During my mid twenties I trained in the Method with an actor who used to say, ‘We are not copying life – we are creating life.’ Impulse was God. We used to do an exercise, ‘Sensory’ or ‘Sense Memory’, in which we’d focus on the feel of silk, the taste of a lemon etc. ‘Do it as if for the first time,’ our NY-trained teacher Candido would say. ‘If I was an alien how would I respond to make-up?’ I imagine he’d have made a great writing teacher. Even if he hadn’t told me (adding that we were alike), I always knew I lacked acting talent. Yet I’d never felt more alive than in that church hall where we trained. ‘I will personalise everything that happens to me on this stage!’ said Candy. ‘You’ve got to expose yourself as an actor. That’s all you’ve got.’ In life though, most people, writers included, do the opposite. Don’t take anything for granted, Candy taught us. Bauer knows not to. Film has changed the way we read: authors can skip details, trusting readers to fill in the gaps. Yet Bauer reinvents what we think of as familiar. By taking nothing for granted, he ensures that I don’t either.

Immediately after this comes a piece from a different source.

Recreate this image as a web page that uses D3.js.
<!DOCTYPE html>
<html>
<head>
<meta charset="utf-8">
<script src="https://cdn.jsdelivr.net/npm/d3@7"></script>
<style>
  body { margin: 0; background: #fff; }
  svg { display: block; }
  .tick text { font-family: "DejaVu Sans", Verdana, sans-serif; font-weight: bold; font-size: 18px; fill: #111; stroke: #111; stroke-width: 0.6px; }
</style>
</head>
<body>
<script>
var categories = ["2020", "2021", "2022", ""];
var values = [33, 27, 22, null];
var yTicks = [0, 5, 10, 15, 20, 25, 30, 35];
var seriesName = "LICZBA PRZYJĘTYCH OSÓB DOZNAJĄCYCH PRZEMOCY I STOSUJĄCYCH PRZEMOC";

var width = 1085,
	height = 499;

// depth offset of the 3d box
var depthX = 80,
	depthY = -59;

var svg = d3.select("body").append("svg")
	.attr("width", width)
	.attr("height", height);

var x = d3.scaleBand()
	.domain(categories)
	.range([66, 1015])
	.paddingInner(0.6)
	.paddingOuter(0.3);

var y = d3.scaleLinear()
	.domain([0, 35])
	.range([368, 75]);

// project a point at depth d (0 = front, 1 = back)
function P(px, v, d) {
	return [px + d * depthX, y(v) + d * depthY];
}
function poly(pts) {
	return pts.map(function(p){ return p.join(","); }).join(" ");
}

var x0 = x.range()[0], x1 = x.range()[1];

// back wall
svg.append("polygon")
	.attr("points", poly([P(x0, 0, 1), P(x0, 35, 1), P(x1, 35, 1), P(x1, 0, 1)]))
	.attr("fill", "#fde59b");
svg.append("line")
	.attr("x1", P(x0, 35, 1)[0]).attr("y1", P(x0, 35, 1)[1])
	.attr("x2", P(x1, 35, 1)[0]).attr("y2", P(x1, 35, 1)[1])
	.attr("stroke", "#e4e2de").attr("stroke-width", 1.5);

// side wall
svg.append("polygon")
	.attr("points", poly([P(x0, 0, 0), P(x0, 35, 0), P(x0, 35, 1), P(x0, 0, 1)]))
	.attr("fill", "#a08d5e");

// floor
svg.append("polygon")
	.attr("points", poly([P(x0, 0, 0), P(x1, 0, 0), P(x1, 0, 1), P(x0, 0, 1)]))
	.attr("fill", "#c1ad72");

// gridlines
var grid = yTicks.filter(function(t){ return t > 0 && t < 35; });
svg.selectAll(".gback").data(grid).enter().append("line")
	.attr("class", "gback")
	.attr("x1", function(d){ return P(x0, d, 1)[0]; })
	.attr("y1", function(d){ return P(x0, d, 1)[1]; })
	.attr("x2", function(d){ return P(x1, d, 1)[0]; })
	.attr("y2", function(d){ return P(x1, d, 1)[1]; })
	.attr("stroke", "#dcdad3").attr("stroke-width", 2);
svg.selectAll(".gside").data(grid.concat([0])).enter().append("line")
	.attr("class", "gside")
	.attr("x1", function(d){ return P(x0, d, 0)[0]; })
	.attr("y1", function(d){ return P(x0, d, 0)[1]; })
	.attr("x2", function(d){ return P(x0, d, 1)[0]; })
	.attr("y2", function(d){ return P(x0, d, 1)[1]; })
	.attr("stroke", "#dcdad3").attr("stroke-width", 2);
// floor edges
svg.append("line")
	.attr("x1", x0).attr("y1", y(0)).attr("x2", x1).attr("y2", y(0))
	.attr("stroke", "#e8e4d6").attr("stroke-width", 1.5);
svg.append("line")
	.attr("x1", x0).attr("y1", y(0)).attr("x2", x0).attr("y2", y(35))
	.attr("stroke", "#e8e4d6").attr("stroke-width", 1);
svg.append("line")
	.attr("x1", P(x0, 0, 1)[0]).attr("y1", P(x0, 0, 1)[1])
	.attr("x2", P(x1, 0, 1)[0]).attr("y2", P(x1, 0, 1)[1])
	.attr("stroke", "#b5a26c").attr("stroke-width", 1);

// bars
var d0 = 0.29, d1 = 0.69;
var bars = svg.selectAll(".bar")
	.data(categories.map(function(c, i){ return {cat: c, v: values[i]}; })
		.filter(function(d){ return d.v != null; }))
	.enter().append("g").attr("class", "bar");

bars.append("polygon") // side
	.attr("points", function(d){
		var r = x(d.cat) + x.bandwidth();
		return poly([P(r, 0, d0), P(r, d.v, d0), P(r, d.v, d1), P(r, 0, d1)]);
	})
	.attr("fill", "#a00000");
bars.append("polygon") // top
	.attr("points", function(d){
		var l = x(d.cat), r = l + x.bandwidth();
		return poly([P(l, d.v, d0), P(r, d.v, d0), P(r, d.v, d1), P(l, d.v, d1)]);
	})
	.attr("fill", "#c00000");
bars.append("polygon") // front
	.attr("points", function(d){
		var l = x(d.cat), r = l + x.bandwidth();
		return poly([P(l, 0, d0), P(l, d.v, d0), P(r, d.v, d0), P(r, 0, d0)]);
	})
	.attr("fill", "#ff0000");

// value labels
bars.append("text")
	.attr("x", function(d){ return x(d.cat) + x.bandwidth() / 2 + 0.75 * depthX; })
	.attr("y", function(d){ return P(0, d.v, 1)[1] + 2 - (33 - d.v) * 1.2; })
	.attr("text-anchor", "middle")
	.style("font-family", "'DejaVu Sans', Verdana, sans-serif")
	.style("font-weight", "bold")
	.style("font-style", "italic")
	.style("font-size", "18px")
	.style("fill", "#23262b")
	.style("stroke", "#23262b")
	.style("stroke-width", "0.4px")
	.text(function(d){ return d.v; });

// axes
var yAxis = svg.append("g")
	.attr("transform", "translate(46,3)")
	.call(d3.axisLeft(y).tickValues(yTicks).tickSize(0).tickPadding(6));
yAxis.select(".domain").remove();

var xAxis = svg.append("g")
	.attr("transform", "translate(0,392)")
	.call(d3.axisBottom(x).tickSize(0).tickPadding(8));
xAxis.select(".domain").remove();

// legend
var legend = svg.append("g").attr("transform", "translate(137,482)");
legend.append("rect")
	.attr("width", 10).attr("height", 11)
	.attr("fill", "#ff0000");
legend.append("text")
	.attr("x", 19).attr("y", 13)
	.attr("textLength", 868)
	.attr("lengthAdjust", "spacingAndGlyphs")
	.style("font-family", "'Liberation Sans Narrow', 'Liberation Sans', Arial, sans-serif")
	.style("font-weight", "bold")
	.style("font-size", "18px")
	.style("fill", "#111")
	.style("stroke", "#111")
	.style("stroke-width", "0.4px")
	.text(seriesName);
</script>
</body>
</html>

In that scene where the cops question the adult narrator about an offence, neither he nor we know whether they know he’s wreaked a worse crime in the meantime. The suspense of waiting to see whether they’ll charge him for the former is compounded by the presence of evidence of the latter all around them. Will they notice before they go? The scene combines several far-fetched elements. Credibility gets stretched. That it doesn’t break is a testament to the realism of Bauer’s details. He keeps the reader plugged in to the sensory level; lets us identify. And yet his best, most emotive writing transcends his tight realist craft: ‘Just what she’d always wanted, some pit of need to throw herself into.’ Deep hurt revealed by sarcasm. Or, for a tender tone: ‘Everything held together only by the faint beating of our hearts.’